Criticism of restaurateurs and their wine list markups seems to follow a cycle, becoming the hot topic every few months, when a blogger or journalist happens to have a particularly poor experience. Emile Joubert over at Winegoggle is possibly the most outspoken on this topic and with each new article the restaurants seem to wheel out the same lame reasoning. Perhaps if they were a bit more honest about their reasoning (ala Alan Pick) this debate would be a lot more interesting.

So my thought was this: wouldn’t it be great to see a top producer refuse to supply a restaurant if they felt that their wines were being misrepresented on the wine list. If a winery is as concerned with the end consumer of their wines as most claim, this could be a very interesting area to get into.
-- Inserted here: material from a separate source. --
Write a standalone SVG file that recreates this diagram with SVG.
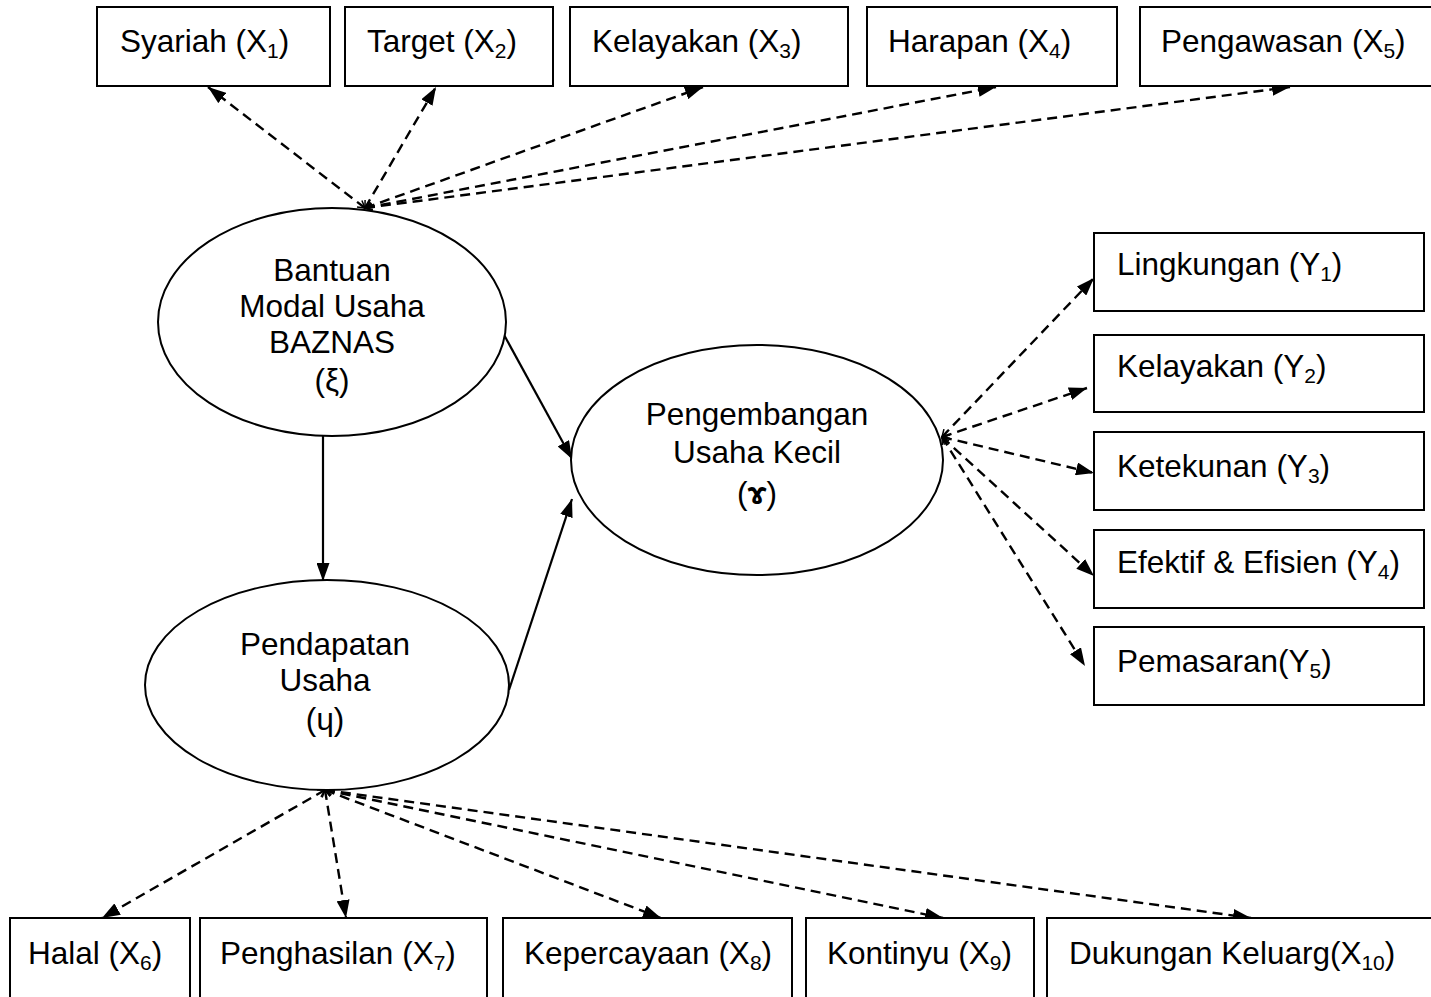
<svg xmlns="http://www.w3.org/2000/svg" width="1431" height="997" viewBox="0 0 1431 997">
<defs>
<style>
.box{fill:#fff;stroke:#000;stroke-width:2}
.ell{fill:#fff;stroke:#000;stroke-width:2}
.t{font-family:"Liberation Sans",Arial,sans-serif;font-size:31.5px;fill:#000}
.c{text-anchor:middle}
.sub{font-size:21px}
.dash{fill:none;stroke:#000;stroke-width:2.4;stroke-dasharray:10 6}
.solid{fill:none;stroke:#000;stroke-width:2.2}
</style>
<marker id="ah" viewBox="0 0 18 13" refX="18" refY="6.5" markerWidth="18" markerHeight="13" orient="auto" markerUnits="userSpaceOnUse">
<path d="M0,0 L18,6.5 L0,13 Z" fill="#000" stroke="none"/>
</marker>
<marker id="tail" viewBox="-1 -5 9 10" refX="0" refY="0" markerWidth="9" markerHeight="10" orient="auto" markerUnits="userSpaceOnUse">
<path d="M7,-4 L0,0 L7,4" fill="none" stroke="#000" stroke-width="1.5"/>
</marker>
</defs>
<rect width="1431" height="997" fill="#fff"/>

<g id="connectors">
<line class="dash" x1="365" y1="208" x2="208" y2="87" marker-start="url(#tail)" marker-end="url(#ah)"/>
<line class="dash" x1="365" y1="208" x2="436" y2="87" marker-start="url(#tail)" marker-end="url(#ah)"/>
<line class="dash" x1="365" y1="208" x2="703" y2="87" marker-start="url(#tail)" marker-end="url(#ah)"/>
<line class="dash" x1="365" y1="208" x2="996" y2="87" marker-start="url(#tail)" marker-end="url(#ah)"/>
<line class="dash" x1="365" y1="208" x2="1290" y2="87" marker-start="url(#tail)" marker-end="url(#ah)"/>

<line class="dash" x1="942" y1="437" x2="1094" y2="278" marker-start="url(#tail)" marker-end="url(#ah)"/>
<line class="dash" x1="942" y1="437" x2="1087" y2="388" marker-start="url(#tail)" marker-end="url(#ah)"/>
<line class="dash" x1="942" y1="437" x2="1094" y2="473" marker-start="url(#tail)" marker-end="url(#ah)"/>
<line class="dash" x1="942" y1="437" x2="1094" y2="576" marker-start="url(#tail)" marker-end="url(#ah)"/>
<line class="dash" x1="942" y1="437" x2="1085" y2="666" marker-start="url(#tail)" marker-end="url(#ah)"/>

<line class="solid" x1="503" y1="333" x2="572" y2="459" marker-end="url(#ah)"/>
<line class="solid" x1="323" y1="435" x2="323" y2="581" marker-end="url(#ah)"/>
<line class="solid" x1="509" y1="690" x2="572" y2="499" marker-end="url(#ah)"/>

<line class="dash" x1="325" y1="790" x2="102" y2="918" marker-start="url(#tail)" marker-end="url(#ah)"/>
<line class="dash" x1="325" y1="790" x2="346" y2="918" marker-start="url(#tail)" marker-end="url(#ah)"/>
<line class="dash" x1="325" y1="790" x2="661" y2="918" marker-start="url(#tail)" marker-end="url(#ah)"/>
<line class="dash" x1="325" y1="790" x2="943" y2="918" marker-start="url(#tail)" marker-end="url(#ah)"/>
<line class="dash" x1="325" y1="790" x2="1251" y2="918" marker-start="url(#tail)" marker-end="url(#ah)"/>
</g>

<g id="x1"><rect class="box" x="97" y="7" width="233" height="79"/><text class="t" x="120" y="52">Syariah (X<tspan class="sub" dy="6">1</tspan><tspan dy="-6">)</tspan></text></g>
<g id="x2"><rect class="box" x="345" y="7" width="208" height="79"/><text class="t" x="367" y="52">Target (X<tspan class="sub" dy="6">2</tspan><tspan dy="-6">)</tspan></text></g>
<g id="x3"><rect class="box" x="570" y="7" width="278" height="79"/><text class="t" x="592" y="52">Kelayakan (X<tspan class="sub" dy="6">3</tspan><tspan dy="-6">)</tspan></text></g>
<g id="x4"><rect class="box" x="867" y="7" width="250" height="79"/><text class="t" x="888" y="52">Harapan (X<tspan class="sub" dy="6">4</tspan><tspan dy="-6">)</tspan></text></g>
<g id="x5"><rect class="box" x="1140" y="7" width="300" height="79"/><text class="t" x="1161" y="52">Pengawasan (X<tspan class="sub" dy="6">5</tspan><tspan dy="-6">)</tspan></text></g>

<g id="bantuan"><ellipse class="ell" cx="332" cy="322" rx="174" ry="114"/>
<text class="t c" x="332" y="281">Bantuan</text>
<text class="t c" x="332" y="317">Modal Usaha</text>
<text class="t c" x="332" y="353">BAZNAS</text>
<text class="t c" x="332" y="391">(ξ)</text></g>

<g id="pengembangan"><ellipse class="ell" cx="757" cy="460" rx="186" ry="115"/>
<text class="t c" x="757" y="425">Pengembangan</text>
<text class="t c" x="757" y="463">Usaha Kecil</text>
<text class="t c" x="757" y="504">(<tspan font-weight="bold">ɤ</tspan>)</text></g>

<g id="pendapatan"><ellipse class="ell" cx="327" cy="685" rx="182" ry="105"/>
<text class="t c" x="325" y="655">Pendapatan</text>
<text class="t c" x="325" y="691">Usaha</text>
<text class="t c" x="325" y="730">(ɥ)</text></g>

<g id="y1"><rect class="box" x="1094" y="233" width="330" height="78"/><text class="t" x="1117" y="275">Lingkungan (Y<tspan class="sub" dy="6">1</tspan><tspan dy="-6">)</tspan></text></g>
<g id="y2"><rect class="box" x="1094" y="335" width="330" height="77"/><text class="t" x="1117" y="377">Kelayakan (Y<tspan class="sub" dy="6">2</tspan><tspan dy="-6">)</tspan></text></g>
<g id="y3"><rect class="box" x="1094" y="432" width="330" height="78"/><text class="t" x="1117" y="477">Ketekunan (Y<tspan class="sub" dy="6">3</tspan><tspan dy="-6">)</tspan></text></g>
<g id="y4"><rect class="box" x="1094" y="530" width="330" height="78"/><text class="t" x="1117" y="573">Efektif &amp; Efisien (Y<tspan class="sub" dy="6">4</tspan><tspan dy="-6">)</tspan></text></g>
<g id="y5"><rect class="box" x="1094" y="627" width="330" height="78"/><text class="t" x="1117" y="672">Pemasaran(Y<tspan class="sub" dy="6">5</tspan><tspan dy="-6">)</tspan></text></g>

<g id="x6"><rect class="box" x="10" y="918" width="180" height="90"/><text class="t" x="28" y="964">Halal (X<tspan class="sub" dy="6">6</tspan><tspan dy="-6">)</tspan></text></g>
<g id="x7"><rect class="box" x="200" y="918" width="287" height="90"/><text class="t" x="220" y="964">Penghasilan (X<tspan class="sub" dy="6">7</tspan><tspan dy="-6">)</tspan></text></g>
<g id="x8"><rect class="box" x="503" y="918" width="289" height="90"/><text class="t" x="524" y="964">Kepercayaan (X<tspan class="sub" dy="6">8</tspan><tspan dy="-6">)</tspan></text></g>
<g id="x9"><rect class="box" x="806" y="918" width="228" height="90"/><text class="t" x="827" y="964">Kontinyu (X<tspan class="sub" dy="6">9</tspan><tspan dy="-6">)</tspan></text></g>
<g id="x10"><rect class="box" x="1047" y="918" width="400" height="90"/><text class="t" x="1069" y="964">Dukungan Keluarg(X<tspan class="sub" dy="6">10</tspan><tspan dy="-6">)</tspan></text></g>
</svg>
Firstly the winery would need to be confidently selling their way through their annual production, which would probably cut down the list of candidates a fair bit in current times. Secondly their wines would need to be attractive enough that the establishment would feel aggrieved to not have them on their list. Thirdly, the wine producer would need enough of a profile to get their PR cronies out there saying something and the rest of us actually taking notice.

Oh, and fourthly it would require some serious balls from the producer. There are a few that could perhaps pull it off. Any suggestions?